- **EXERCISE AIM**
Give back the full listing, character for character, with no pictures.

- **SUPPLIED DATA**
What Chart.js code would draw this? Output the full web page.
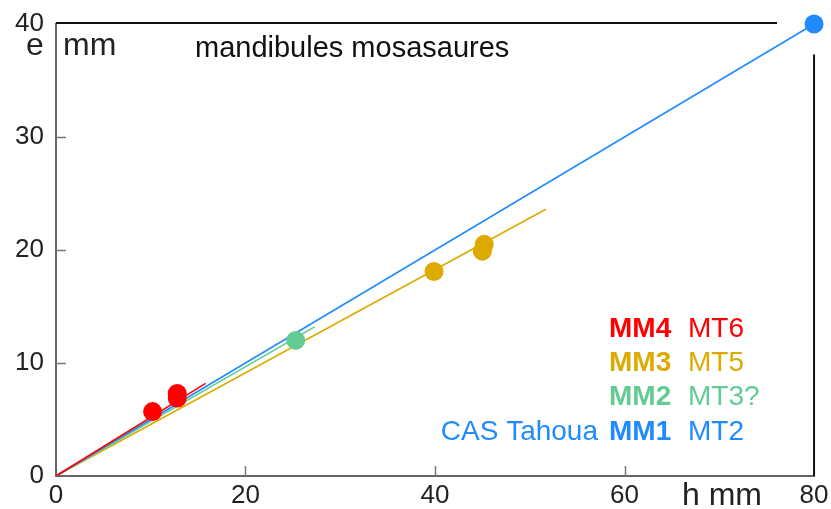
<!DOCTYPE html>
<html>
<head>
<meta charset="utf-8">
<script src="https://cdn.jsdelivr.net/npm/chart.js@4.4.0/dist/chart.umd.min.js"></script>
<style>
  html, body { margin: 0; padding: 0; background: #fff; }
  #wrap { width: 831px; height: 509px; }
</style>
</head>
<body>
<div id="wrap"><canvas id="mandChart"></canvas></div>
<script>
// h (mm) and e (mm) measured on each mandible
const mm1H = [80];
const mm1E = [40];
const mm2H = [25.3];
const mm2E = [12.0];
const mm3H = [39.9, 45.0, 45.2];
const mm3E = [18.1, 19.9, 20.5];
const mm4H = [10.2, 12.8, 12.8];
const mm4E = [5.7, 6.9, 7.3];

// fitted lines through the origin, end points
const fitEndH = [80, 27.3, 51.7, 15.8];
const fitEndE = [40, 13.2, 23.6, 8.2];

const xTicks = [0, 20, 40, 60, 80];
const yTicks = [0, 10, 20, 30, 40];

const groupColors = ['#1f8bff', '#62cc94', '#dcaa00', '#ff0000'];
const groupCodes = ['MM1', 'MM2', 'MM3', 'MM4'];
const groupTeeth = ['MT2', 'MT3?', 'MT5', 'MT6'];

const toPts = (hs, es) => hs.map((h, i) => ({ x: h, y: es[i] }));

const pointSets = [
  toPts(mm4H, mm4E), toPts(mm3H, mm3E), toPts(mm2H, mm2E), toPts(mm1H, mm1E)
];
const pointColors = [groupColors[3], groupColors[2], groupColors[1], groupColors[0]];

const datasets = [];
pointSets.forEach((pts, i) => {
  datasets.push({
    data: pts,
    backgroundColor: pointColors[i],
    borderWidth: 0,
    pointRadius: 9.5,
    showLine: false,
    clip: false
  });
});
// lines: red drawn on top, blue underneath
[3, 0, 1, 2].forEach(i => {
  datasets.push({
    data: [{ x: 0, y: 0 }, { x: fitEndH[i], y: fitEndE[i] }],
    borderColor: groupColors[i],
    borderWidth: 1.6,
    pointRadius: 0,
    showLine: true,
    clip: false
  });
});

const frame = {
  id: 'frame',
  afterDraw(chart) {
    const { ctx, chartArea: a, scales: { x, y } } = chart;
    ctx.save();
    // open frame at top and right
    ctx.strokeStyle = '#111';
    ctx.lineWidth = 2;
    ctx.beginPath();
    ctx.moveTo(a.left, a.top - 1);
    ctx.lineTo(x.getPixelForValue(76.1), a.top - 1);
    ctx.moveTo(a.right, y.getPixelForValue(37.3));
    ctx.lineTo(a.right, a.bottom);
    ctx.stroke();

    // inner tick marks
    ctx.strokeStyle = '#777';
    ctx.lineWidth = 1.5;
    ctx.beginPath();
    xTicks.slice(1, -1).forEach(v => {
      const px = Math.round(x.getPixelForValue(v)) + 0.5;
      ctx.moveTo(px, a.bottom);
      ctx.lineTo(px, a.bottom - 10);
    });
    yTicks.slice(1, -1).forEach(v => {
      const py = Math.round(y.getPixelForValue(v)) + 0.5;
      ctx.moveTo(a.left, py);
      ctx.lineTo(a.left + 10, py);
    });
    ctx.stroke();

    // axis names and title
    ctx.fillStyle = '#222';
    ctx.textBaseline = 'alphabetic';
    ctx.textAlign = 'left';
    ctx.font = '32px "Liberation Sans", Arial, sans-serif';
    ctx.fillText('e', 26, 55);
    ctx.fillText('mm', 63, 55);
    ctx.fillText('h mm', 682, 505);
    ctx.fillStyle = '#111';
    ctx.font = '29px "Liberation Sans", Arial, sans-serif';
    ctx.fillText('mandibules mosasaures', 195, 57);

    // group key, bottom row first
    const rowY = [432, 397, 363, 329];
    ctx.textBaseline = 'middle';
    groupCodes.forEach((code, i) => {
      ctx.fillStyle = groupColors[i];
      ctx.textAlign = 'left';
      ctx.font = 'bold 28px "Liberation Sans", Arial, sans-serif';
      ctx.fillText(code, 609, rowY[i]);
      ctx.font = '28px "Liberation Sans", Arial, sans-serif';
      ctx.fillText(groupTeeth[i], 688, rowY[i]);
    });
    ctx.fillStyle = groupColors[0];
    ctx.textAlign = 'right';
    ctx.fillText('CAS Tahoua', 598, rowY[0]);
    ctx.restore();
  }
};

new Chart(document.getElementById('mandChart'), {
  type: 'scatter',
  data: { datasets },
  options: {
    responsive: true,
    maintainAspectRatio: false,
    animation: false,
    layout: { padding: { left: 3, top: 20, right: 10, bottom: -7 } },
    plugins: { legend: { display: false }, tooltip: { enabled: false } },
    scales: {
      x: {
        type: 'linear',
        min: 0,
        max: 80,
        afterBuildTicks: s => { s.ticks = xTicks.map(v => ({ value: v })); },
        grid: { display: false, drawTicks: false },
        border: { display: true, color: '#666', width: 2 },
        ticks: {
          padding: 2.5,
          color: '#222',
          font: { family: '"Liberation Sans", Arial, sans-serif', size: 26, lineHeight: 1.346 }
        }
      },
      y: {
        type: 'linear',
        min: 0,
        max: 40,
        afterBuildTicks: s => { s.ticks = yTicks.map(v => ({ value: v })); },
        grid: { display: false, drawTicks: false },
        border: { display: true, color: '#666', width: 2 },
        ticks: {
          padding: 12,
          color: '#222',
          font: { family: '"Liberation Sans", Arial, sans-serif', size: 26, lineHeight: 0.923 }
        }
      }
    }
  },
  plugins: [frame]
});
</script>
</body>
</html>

- **SOLUTION**
What Chart.js code would draw this? Output the full web page.
<!DOCTYPE html>
<html>
<head>
<meta charset="utf-8">
<script src="https://cdn.jsdelivr.net/npm/chart.js@4.4.0/dist/chart.umd.min.js"></script>
<style>
  html, body { margin: 0; padding: 0; background: #fff; }
  #wrap { width: 831px; height: 509px; }
</style>
</head>
<body>
<div id="wrap"><canvas id="mandChart"></canvas></div>
<script>
// h (mm) and e (mm) measured on each mandible
const mm1H = [80];
const mm1E = [40];
const mm2H = [25.3];
const mm2E = [12.0];
const mm3H = [39.9, 45.0, 45.2];
const mm3E = [18.1, 19.9, 20.5];
const mm4H = [10.2, 12.8, 12.8];
const mm4E = [5.7, 6.9, 7.3];

// fitted lines through the origin, end points
const fitEndH = [80, 27.3, 51.7, 15.8];
const fitEndE = [40, 13.2, 23.6, 8.2];

const xTicks = [0, 20, 40, 60, 80];
const yTicks = [0, 10, 20, 30, 40];

const groupColors = ['#1f8bff', '#62cc94', '#dcaa00', '#ff0000'];
const groupCodes = ['MM1', 'MM2', 'MM3', 'MM4'];
const groupTeeth = ['MT2', 'MT3?', 'MT5', 'MT6'];

const toPts = (hs, es) => hs.map((h, i) => ({ x: h, y: es[i] }));

const pointSets = [
  toPts(mm4H, mm4E), toPts(mm3H, mm3E), toPts(mm2H, mm2E), toPts(mm1H, mm1E)
];
const pointColors = [groupColors[3], groupColors[2], groupColors[1], groupColors[0]];

const datasets = [];
pointSets.forEach((pts, i) => {
  datasets.push({
    data: pts,
    backgroundColor: pointColors[i],
    borderWidth: 0,
    pointRadius: 9.5,
    showLine: false,
    clip: false
  });
});
// lines: red drawn on top, blue underneath
[3, 0, 1, 2].forEach(i => {
  datasets.push({
    data: [{ x: 0, y: 0 }, { x: fitEndH[i], y: fitEndE[i] }],
    borderColor: groupColors[i],
    borderWidth: 1.6,
    pointRadius: 0,
    showLine: true,
    clip: false
  });
});

const frame = {
  id: 'frame',
  afterDraw(chart) {
    const { ctx, chartArea: a, scales: { x, y } } = chart;
    ctx.save();
    // open frame at top and right
    ctx.strokeStyle = '#111';
    ctx.lineWidth = 2;
    ctx.beginPath();
    ctx.moveTo(a.left, a.top - 1);
    ctx.lineTo(x.getPixelForValue(76.1), a.top - 1);
    ctx.moveTo(a.right, y.getPixelForValue(37.3));
    ctx.lineTo(a.right, a.bottom);
    ctx.stroke();

    // inner tick marks
    ctx.strokeStyle = '#777';
    ctx.lineWidth = 1.5;
    ctx.beginPath();
    xTicks.slice(1, -1).forEach(v => {
      const px = Math.round(x.getPixelForValue(v)) + 0.5;
      ctx.moveTo(px, a.bottom);
      ctx.lineTo(px, a.bottom - 10);
    });
    yTicks.slice(1, -1).forEach(v => {
      const py = Math.round(y.getPixelForValue(v)) + 0.5;
      ctx.moveTo(a.left, py);
      ctx.lineTo(a.left + 10, py);
    });
    ctx.stroke();

    // axis names and title
    ctx.fillStyle = '#222';
    ctx.textBaseline = 'alphabetic';
    ctx.textAlign = 'left';
    ctx.font = '32px "Liberation Sans", Arial, sans-serif';
    ctx.fillText('e', 26, 55);
    ctx.fillText('mm', 63, 55);
    ctx.fillText('h mm', 682, 505);
    ctx.fillStyle = '#111';
    ctx.font = '29px "Liberation Sans", Arial, sans-serif';
    ctx.fillText('mandibules mosasaures', 195, 57);

    // group key, bottom row first
    const rowY = [432, 397, 363, 329];
    ctx.textBaseline = 'middle';
    groupCodes.forEach((code, i) => {
      ctx.fillStyle = groupColors[i];
      ctx.textAlign = 'left';
      ctx.font = 'bold 28px "Liberation Sans", Arial, sans-serif';
      ctx.fillText(code, 609, rowY[i]);
      ctx.font = '28px "Liberation Sans", Arial, sans-serif';
      ctx.fillText(groupTeeth[i], 688, rowY[i]);
    });
    ctx.fillStyle = groupColors[0];
    ctx.textAlign = 'right';
    ctx.fillText('CAS Tahoua', 598, rowY[0]);
    ctx.restore();
  }
};

new Chart(document.getElementById('mandChart'), {
  type: 'scatter',
  data: { datasets },
  options: {
    responsive: true,
    maintainAspectRatio: false,
    animation: false,
    layout: { padding: { left: 3, top: 20, right: 10, bottom: -7 } },
    plugins: { legend: { display: false }, tooltip: { enabled: false } },
    scales: {
      x: {
        type: 'linear',
        min: 0,
        max: 80,
        afterBuildTicks: s => { s.ticks = xTicks.map(v => ({ value: v })); },
        grid: { display: false, drawTicks: false },
        border: { display: true, color: '#666', width: 2 },
        ticks: {
          padding: 2.5,
          color: '#222',
          font: { family: '"Liberation Sans", Arial, sans-serif', size: 26, lineHeight: 1.346 }
        }
      },
      y: {
        type: 'linear',
        min: 0,
        max: 40,
        afterBuildTicks: s => { s.ticks = yTicks.map(v => ({ value: v })); },
        grid: { display: false, drawTicks: false },
        border: { display: true, color: '#666', width: 2 },
        ticks: {
          padding: 12,
          color: '#222',
          font: { family: '"Liberation Sans", Arial, sans-serif', size: 26, lineHeight: 0.923 }
        }
      }
    }
  },
  plugins: [frame]
});
</script>
</body>
</html>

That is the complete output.